REQUIREMENTS:
From the listing that follows, reproduce only the lines from the one holding "Recreate this image" through the one holding "from matplotlib.colors import", both included, with no pictures.
# START OF MATERIAL SUPPLIED
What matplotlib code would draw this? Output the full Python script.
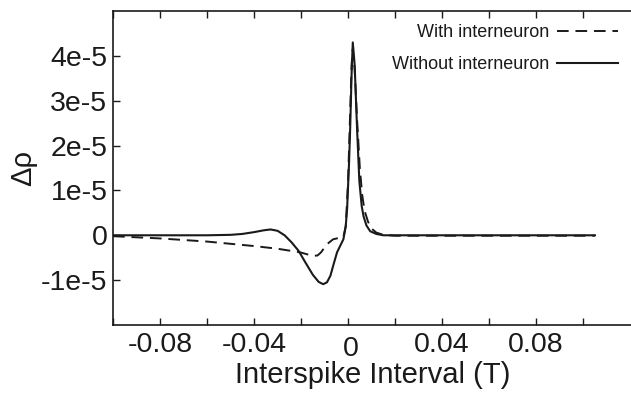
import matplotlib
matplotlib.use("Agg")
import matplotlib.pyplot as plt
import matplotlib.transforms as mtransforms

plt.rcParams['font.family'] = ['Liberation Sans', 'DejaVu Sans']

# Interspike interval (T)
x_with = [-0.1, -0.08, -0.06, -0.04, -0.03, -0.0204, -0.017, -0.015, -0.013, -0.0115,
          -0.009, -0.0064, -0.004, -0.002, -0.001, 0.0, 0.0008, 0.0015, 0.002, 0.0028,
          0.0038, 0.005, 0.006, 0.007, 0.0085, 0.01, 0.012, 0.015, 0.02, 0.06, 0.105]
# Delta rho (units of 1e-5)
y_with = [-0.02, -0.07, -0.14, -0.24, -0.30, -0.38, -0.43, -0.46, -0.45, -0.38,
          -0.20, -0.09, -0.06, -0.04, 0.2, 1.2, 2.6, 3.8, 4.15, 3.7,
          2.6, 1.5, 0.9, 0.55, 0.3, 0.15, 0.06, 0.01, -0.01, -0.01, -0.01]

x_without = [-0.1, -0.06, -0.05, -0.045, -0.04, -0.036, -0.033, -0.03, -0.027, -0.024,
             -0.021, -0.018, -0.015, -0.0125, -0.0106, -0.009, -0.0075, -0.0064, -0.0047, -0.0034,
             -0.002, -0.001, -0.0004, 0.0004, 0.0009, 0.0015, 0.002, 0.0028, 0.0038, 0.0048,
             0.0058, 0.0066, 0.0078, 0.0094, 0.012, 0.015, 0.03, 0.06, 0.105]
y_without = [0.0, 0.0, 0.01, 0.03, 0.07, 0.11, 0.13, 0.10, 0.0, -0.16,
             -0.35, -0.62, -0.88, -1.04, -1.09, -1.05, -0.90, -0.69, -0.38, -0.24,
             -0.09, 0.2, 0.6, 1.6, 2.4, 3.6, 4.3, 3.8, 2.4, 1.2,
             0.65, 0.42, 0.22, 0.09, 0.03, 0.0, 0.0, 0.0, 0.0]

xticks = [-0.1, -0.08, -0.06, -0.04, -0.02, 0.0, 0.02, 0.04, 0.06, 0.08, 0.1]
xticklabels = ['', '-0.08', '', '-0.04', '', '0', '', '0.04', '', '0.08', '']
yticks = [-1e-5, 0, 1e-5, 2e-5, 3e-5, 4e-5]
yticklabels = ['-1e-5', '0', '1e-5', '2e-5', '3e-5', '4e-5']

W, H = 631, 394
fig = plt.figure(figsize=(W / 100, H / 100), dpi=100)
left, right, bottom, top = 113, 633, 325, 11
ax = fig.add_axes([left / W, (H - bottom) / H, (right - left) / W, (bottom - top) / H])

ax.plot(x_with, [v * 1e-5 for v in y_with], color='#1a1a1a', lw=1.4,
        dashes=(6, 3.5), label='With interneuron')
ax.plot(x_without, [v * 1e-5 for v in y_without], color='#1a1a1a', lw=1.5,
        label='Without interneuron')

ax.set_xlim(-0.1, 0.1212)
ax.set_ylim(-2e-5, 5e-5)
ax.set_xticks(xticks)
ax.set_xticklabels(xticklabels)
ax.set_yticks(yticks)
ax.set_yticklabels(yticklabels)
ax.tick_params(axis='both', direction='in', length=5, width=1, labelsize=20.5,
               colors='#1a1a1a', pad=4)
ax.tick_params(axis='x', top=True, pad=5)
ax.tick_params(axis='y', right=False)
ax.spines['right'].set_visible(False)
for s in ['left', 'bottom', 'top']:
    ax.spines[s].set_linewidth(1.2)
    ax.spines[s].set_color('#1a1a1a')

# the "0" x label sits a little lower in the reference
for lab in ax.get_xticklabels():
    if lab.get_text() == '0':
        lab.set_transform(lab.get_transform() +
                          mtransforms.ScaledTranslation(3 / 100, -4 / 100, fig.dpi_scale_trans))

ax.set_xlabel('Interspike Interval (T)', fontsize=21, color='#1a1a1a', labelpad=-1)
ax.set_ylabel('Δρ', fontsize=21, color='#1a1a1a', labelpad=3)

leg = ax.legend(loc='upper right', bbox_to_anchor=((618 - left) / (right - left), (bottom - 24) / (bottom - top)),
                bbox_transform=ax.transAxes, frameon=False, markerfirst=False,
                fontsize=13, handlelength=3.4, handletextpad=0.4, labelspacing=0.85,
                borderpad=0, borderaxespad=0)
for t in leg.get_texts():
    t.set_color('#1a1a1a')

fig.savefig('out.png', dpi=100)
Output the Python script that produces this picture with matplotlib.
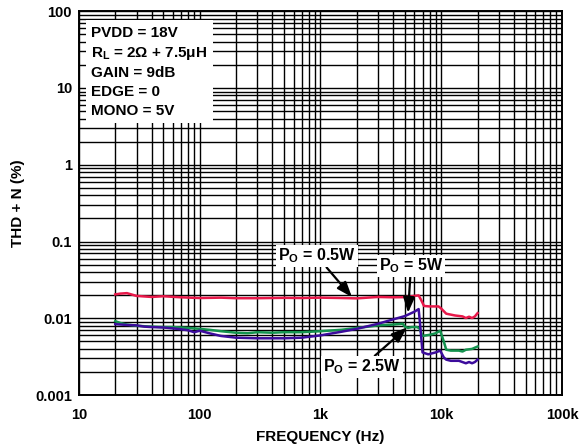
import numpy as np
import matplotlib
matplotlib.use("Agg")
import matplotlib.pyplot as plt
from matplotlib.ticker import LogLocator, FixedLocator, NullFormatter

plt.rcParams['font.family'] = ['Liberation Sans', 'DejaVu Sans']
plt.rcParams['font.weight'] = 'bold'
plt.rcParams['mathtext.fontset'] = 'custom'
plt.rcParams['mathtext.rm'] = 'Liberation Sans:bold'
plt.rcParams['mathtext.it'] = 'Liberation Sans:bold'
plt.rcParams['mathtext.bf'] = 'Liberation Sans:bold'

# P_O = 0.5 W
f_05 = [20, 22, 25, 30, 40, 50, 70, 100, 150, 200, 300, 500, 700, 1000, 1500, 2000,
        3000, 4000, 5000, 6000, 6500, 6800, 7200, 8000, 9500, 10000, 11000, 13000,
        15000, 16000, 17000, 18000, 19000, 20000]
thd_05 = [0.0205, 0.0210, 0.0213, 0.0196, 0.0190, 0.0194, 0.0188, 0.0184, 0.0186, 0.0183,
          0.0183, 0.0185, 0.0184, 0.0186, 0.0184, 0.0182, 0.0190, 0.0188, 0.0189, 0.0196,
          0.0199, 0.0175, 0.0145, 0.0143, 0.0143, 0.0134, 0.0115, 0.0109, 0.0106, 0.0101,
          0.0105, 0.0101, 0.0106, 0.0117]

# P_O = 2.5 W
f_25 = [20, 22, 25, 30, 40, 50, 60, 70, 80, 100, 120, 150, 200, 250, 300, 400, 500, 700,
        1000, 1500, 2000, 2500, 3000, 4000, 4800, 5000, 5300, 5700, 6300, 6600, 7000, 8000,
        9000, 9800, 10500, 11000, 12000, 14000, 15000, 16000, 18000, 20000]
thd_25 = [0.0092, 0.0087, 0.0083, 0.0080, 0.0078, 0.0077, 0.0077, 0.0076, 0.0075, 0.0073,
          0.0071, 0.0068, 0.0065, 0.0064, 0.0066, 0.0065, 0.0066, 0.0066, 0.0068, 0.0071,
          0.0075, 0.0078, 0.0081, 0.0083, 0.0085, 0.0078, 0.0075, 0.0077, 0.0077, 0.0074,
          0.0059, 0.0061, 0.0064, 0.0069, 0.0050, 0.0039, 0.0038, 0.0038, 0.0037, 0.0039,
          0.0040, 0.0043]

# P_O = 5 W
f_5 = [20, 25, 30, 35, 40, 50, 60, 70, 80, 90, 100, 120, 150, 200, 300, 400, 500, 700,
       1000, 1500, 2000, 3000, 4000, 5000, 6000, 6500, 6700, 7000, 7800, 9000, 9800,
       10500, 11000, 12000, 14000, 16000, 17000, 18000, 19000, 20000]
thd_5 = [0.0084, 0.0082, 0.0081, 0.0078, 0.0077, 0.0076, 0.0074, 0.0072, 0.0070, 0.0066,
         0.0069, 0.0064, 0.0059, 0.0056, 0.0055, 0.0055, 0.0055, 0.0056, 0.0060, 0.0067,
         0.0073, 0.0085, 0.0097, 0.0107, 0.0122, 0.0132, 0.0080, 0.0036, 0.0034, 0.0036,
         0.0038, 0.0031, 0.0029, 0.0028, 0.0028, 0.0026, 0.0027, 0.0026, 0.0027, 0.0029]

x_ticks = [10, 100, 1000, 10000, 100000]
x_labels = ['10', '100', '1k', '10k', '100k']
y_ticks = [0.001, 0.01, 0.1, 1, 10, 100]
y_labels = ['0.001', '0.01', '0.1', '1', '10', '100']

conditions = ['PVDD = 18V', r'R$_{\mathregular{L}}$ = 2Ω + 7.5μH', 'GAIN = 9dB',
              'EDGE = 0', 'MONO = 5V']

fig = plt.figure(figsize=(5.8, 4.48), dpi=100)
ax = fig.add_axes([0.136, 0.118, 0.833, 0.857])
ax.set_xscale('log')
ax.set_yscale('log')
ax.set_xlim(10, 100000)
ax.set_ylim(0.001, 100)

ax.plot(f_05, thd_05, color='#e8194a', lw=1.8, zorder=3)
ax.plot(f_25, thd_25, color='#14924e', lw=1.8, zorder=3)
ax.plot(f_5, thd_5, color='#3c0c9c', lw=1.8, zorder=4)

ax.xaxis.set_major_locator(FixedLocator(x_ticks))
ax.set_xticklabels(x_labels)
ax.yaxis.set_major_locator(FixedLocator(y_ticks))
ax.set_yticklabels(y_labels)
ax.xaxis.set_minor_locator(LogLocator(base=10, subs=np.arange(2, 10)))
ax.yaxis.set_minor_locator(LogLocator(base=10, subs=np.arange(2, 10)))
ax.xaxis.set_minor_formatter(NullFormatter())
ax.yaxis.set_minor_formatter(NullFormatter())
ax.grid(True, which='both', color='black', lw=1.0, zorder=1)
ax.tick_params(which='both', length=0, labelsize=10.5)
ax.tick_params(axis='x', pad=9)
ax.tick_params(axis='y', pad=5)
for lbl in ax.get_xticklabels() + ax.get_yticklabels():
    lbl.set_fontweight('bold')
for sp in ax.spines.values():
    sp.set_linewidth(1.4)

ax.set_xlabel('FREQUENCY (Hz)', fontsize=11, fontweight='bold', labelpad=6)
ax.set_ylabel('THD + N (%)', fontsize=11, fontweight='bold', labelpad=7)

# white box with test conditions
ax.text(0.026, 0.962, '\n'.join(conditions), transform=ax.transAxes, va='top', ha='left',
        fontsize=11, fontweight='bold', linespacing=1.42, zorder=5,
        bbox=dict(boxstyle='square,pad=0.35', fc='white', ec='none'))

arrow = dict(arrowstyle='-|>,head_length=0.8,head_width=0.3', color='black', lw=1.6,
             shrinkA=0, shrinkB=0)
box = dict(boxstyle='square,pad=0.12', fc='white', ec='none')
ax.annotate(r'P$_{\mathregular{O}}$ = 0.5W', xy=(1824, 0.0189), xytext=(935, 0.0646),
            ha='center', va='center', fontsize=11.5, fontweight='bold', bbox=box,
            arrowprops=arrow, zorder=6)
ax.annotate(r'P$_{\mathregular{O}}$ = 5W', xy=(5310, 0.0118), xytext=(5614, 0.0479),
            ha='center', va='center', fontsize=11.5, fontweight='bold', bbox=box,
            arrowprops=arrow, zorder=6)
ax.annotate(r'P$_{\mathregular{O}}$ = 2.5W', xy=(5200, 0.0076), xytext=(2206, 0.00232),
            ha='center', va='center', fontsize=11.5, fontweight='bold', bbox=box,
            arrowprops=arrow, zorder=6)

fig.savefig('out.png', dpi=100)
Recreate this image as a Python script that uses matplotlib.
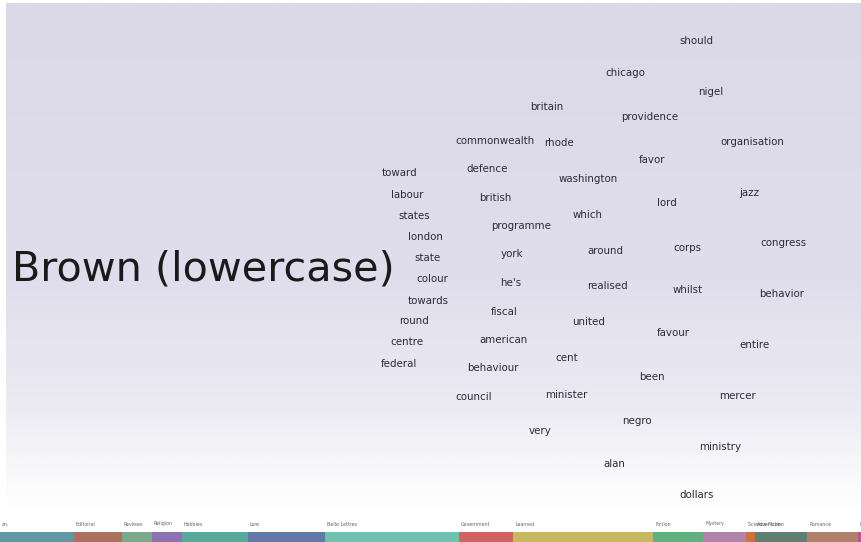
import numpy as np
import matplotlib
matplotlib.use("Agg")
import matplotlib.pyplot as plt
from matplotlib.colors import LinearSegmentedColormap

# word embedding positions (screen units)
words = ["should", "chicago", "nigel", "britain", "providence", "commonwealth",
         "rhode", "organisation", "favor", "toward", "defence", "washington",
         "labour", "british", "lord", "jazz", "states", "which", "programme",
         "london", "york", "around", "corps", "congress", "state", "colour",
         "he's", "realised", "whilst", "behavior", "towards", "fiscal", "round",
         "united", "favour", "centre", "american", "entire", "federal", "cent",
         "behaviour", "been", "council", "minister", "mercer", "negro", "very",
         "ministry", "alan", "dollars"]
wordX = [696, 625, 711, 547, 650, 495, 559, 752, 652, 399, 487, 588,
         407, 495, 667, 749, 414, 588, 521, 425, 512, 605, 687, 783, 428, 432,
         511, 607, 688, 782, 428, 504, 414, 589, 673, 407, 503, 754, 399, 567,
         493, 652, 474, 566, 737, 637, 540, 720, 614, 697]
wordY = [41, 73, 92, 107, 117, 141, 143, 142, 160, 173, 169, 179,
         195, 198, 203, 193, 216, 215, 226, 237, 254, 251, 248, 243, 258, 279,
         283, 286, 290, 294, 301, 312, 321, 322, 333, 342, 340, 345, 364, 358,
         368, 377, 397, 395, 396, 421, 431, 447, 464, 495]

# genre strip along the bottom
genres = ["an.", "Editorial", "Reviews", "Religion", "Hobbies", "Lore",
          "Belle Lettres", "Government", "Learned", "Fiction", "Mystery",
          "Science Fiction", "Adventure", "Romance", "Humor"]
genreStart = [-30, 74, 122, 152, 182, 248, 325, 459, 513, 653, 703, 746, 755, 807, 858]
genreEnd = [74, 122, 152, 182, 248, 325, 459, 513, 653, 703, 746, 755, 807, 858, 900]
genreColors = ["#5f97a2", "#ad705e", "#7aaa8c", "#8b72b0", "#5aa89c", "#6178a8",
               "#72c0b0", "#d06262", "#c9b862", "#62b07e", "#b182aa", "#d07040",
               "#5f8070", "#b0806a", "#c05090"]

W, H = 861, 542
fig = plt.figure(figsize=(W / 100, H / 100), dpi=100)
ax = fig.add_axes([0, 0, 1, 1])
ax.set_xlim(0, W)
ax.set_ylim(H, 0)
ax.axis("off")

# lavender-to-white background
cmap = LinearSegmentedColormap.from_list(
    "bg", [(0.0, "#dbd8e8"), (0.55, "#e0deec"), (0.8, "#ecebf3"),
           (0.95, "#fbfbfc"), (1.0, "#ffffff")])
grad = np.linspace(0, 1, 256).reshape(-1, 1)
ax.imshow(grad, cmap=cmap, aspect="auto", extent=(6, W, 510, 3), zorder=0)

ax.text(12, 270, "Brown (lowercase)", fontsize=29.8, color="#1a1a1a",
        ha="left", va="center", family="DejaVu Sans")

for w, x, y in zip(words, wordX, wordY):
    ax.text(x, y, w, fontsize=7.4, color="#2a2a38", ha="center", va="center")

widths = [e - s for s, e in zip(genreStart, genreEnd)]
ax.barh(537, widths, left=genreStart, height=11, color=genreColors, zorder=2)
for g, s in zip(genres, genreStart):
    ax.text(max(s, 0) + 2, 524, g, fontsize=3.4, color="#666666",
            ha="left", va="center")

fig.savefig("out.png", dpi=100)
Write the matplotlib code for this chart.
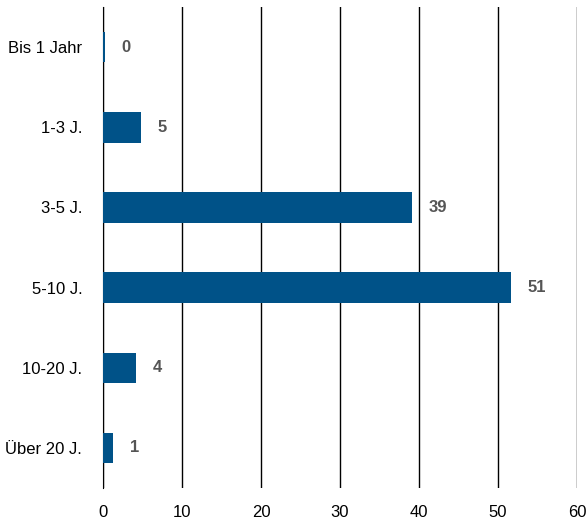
# END OF MATERIAL SUPPLIED
EXPECTED OUTPUT:
Recreate this image as a Python script that uses matplotlib.
import numpy as np
import matplotlib
matplotlib.use("Agg")
import matplotlib.pyplot as plt
from matplotlib.colors import LinearSegmentedColormap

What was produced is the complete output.